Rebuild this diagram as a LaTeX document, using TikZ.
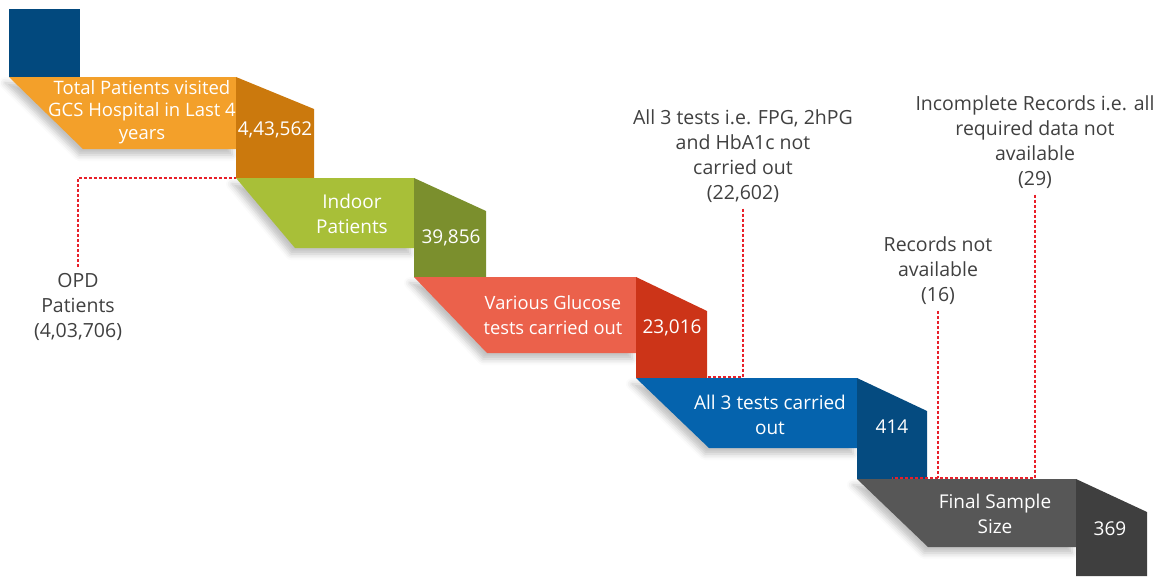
\documentclass[tikz,border=0pt]{standalone}
\usepackage{fontspec}
\setmainfont{Open Sans}
\usetikzlibrary{shadows.blur}

\definecolor{topblue}{HTML}{02497E}
\definecolor{orband}{HTML}{F3A02A}
\definecolor{orcol}{HTML}{CB790D}
\definecolor{grband}{HTML}{A8BF38}
\definecolor{grcol}{HTML}{7B8F2D}
\definecolor{rdband}{HTML}{EB614B}
\definecolor{rdcol}{HTML}{CC3418}
\definecolor{blband}{HTML}{0563AD}
\definecolor{blcol}{HTML}{054B80}
\definecolor{gyband}{HTML}{575757}
\definecolor{gycol}{HTML}{3F3F3F}
\definecolor{notegray}{HTML}{404040}
\definecolor{dropred}{HTML}{E8202A}

\tikzset{
	band/.style={fill=#1,blur shadow={shadow xshift=-4pt,shadow yshift=-6pt,shadow opacity=25,shadow blur radius=6pt}},
	intext/.style={text=white,align=center,inner sep=0pt,font=\fontsize{19}{24.5}\selectfont},
	note/.style={text=notegray,align=center,inner sep=0pt,font=\fontsize{19.5}{25}\selectfont},
	dropline/.style={dropred,densely dashed,line width=1.2pt}
}

\begin{document}
\begin{tikzpicture}[x=1pt,y=-1pt]
		\useasboundingbox (0,0) rectangle (1160,576);

		% top block
		\fill[topblue] (9,9) rectangle (80,77);

		% stage 1
		\draw[band=orband,draw=none] (9,77) -- (236,77) -- (236,149) -- (83,149) -- cycle;
		\fill[orcol] (236,77) -- (314,109) -- (314,178) -- (236,178) -- cycle;
		\coordinate (c1bl) at (236,178);

		% stage 2
		\draw[band=grband,draw=none] (236,178) -- (414,178) -- (414,248) -- (295,248) -- cycle;
		\fill[grcol] (414,178) -- (486,211) -- (486,277) -- (414,277) -- cycle;

		% stage 3
		\draw[band=rdband,draw=none] (414,277) -- (636,277) -- (636,353) -- (487,353) -- cycle;
		\fill[rdcol] (636,277) -- (707,311) -- (707,378) -- (636,378) -- cycle;
		\coordinate (c3br) at (707,377);

		% stage 4
		\draw[band=blband,draw=none] (636,378) -- (857,378) -- (857,448) -- (709,448) -- cycle;
		\fill[blcol] (857,378) -- (927,411) -- (927,479) -- (857,479) -- cycle;
		\coordinate (c4b) at (892,478);

		% stage 5
		\draw[band=gyband,draw=none] (857,479) -- (1076,479) -- (1076,547) -- (928,547) -- cycle;
		\fill[gycol] (1076,479) -- (1147,512) -- (1147,576) -- (1076,576) -- cycle;

		% texts in the steps
		\node[intext,font=\fontsize{18.5}{22.5}\selectfont] (total) at (142,112) {Total Patients visited\\GCS Hospital in Last 4\\years};
		\node[intext] (ntotal) at (275,130) {4,43,562};
		\node[intext] (indoor) at (352,214) {Indoor\\Patients};
		\node[intext] (nindoor) at (451,238) {39,856};
		\node[intext,font=\fontsize{18.3}{24.5}\selectfont] (glucose) at (553,315) {Various Glucose\\tests carried out};
		\node[intext] (nglucose) at (672,328) {23,016};
		\node[intext] (three) at (770,415) {All 3 tests carried\\out};
		\node[intext] (nthree) at (892,427) {414};
		\node[intext] (final) at (995,514) {Final Sample\\Size};
		\node[intext] (nfinal) at (1110,529) {369};

		% side notes
		\node[note] (opd) at (78,307) {OPD\\Patients\\(4,03,706)};
		\node[note] (nottested) at (743,156) {All 3 tests i.e. FPG, 2hPG\\and HbA1c not\\carried out\\(22,602)};
		\node[note] (norec) at (938,271) {Records not\\available\\(16)};
		\node[note] (incomp) at (1035,142) {Incomplete Records i.e. all\\required data not\\available\\(29)};

		% dropped records
		\draw[dropline] ([yshift=6pt]opd.north) |- (c1bl);
		\draw[dropline] ([yshift=-6pt]nottested.south) |- (c3br);
		\draw[dropline] ([yshift=-6pt]norec.south) -- (norec.south |- c4b);
		\draw[dropline] ([yshift=-6pt]incomp.south) |- (c4b);
	\end{tikzpicture}
\end{document}
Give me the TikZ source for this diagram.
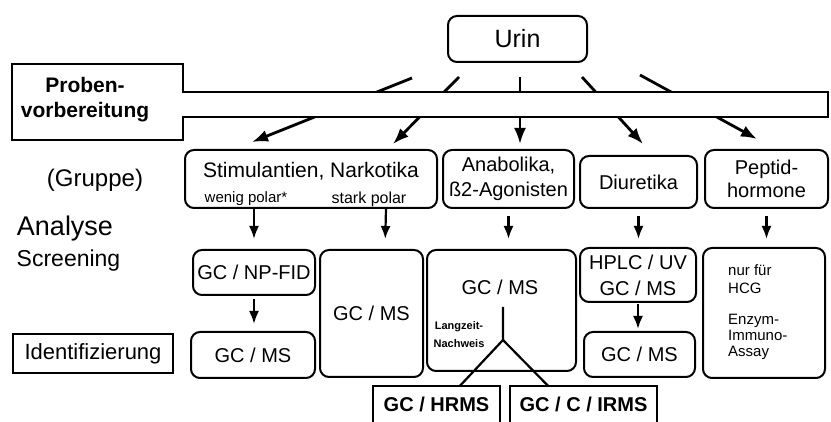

★ ★ ★

**WRITTEN TASK:**
Write out the full listing verbatim, excluding its pictures.

**ANSWER TO THE PROBLEM:**
Rebuild this diagram as a LaTeX document, using TikZ.
\documentclass[tikz,border=0pt]{standalone}
\usepackage{fontspec}
\setmainfont{Open Sans}
\usetikzlibrary{shadows.blur}

\definecolor{topblue}{HTML}{02497E}
\definecolor{orband}{HTML}{F3A02A}
\definecolor{orcol}{HTML}{CB790D}
\definecolor{grband}{HTML}{A8BF38}
\definecolor{grcol}{HTML}{7B8F2D}
\definecolor{rdband}{HTML}{EB614B}
\definecolor{rdcol}{HTML}{CC3418}
\definecolor{blband}{HTML}{0563AD}
\definecolor{blcol}{HTML}{054B80}
\definecolor{gyband}{HTML}{575757}
\definecolor{gycol}{HTML}{3F3F3F}
\definecolor{notegray}{HTML}{404040}
\definecolor{dropred}{HTML}{E8202A}

\tikzset{
	band/.style={fill=#1,blur shadow={shadow xshift=-4pt,shadow yshift=-6pt,shadow opacity=25,shadow blur radius=6pt}},
	intext/.style={text=white,align=center,inner sep=0pt,font=\fontsize{19}{24.5}\selectfont},
	note/.style={text=notegray,align=center,inner sep=0pt,font=\fontsize{19.5}{25}\selectfont},
	dropline/.style={dropred,densely dashed,line width=1.2pt}
}

\begin{document}
\begin{tikzpicture}[x=1pt,y=-1pt]
		\useasboundingbox (0,0) rectangle (1160,576);

		% top block
		\fill[topblue] (9,9) rectangle (80,77);

		% stage 1
		\draw[band=orband,draw=none] (9,77) -- (236,77) -- (236,149) -- (83,149) -- cycle;
		\fill[orcol] (236,77) -- (314,109) -- (314,178) -- (236,178) -- cycle;
		\coordinate (c1bl) at (236,178);

		% stage 2
		\draw[band=grband,draw=none] (236,178) -- (414,178) -- (414,248) -- (295,248) -- cycle;
		\fill[grcol] (414,178) -- (486,211) -- (486,277) -- (414,277) -- cycle;

		% stage 3
		\draw[band=rdband,draw=none] (414,277) -- (636,277) -- (636,353) -- (487,353) -- cycle;
		\fill[rdcol] (636,277) -- (707,311) -- (707,378) -- (636,378) -- cycle;
		\coordinate (c3br) at (707,377);

		% stage 4
		\draw[band=blband,draw=none] (636,378) -- (857,378) -- (857,448) -- (709,448) -- cycle;
		\fill[blcol] (857,378) -- (927,411) -- (927,479) -- (857,479) -- cycle;
		\coordinate (c4b) at (892,478);

		% stage 5
		\draw[band=gyband,draw=none] (857,479) -- (1076,479) -- (1076,547) -- (928,547) -- cycle;
		\fill[gycol] (1076,479) -- (1147,512) -- (1147,576) -- (1076,576) -- cycle;

		% texts in the steps
		\node[intext,font=\fontsize{18.5}{22.5}\selectfont] (total) at (142,112) {Total Patients visited\\GCS Hospital in Last 4\\years};
		\node[intext] (ntotal) at (275,130) {4,43,562};
		\node[intext] (indoor) at (352,214) {Indoor\\Patients};
		\node[intext] (nindoor) at (451,238) {39,856};
		\node[intext,font=\fontsize{18.3}{24.5}\selectfont] (glucose) at (553,315) {Various Glucose\\tests carried out};
		\node[intext] (nglucose) at (672,328) {23,016};
		\node[intext] (three) at (770,415) {All 3 tests carried\\out};
		\node[intext] (nthree) at (892,427) {414};
		\node[intext] (final) at (995,514) {Final Sample\\Size};
		\node[intext] (nfinal) at (1110,529) {369};

		% side notes
		\node[note] (opd) at (78,307) {OPD\\Patients\\(4,03,706)};
		\node[note] (nottested) at (743,156) {All 3 tests i.e. FPG, 2hPG\\and HbA1c not\\carried out\\(22,602)};
		\node[note] (norec) at (938,271) {Records not\\available\\(16)};
		\node[note] (incomp) at (1035,142) {Incomplete Records i.e. all\\required data not\\available\\(29)};

		% dropped records
		\draw[dropline] ([yshift=6pt]opd.north) |- (c1bl);
		\draw[dropline] ([yshift=-6pt]nottested.south) |- (c3br);
		\draw[dropline] ([yshift=-6pt]norec.south) -- (norec.south |- c4b);
		\draw[dropline] ([yshift=-6pt]incomp.south) |- (c4b);
	\end{tikzpicture}
\end{document}
Give me the TikZ source for this diagram.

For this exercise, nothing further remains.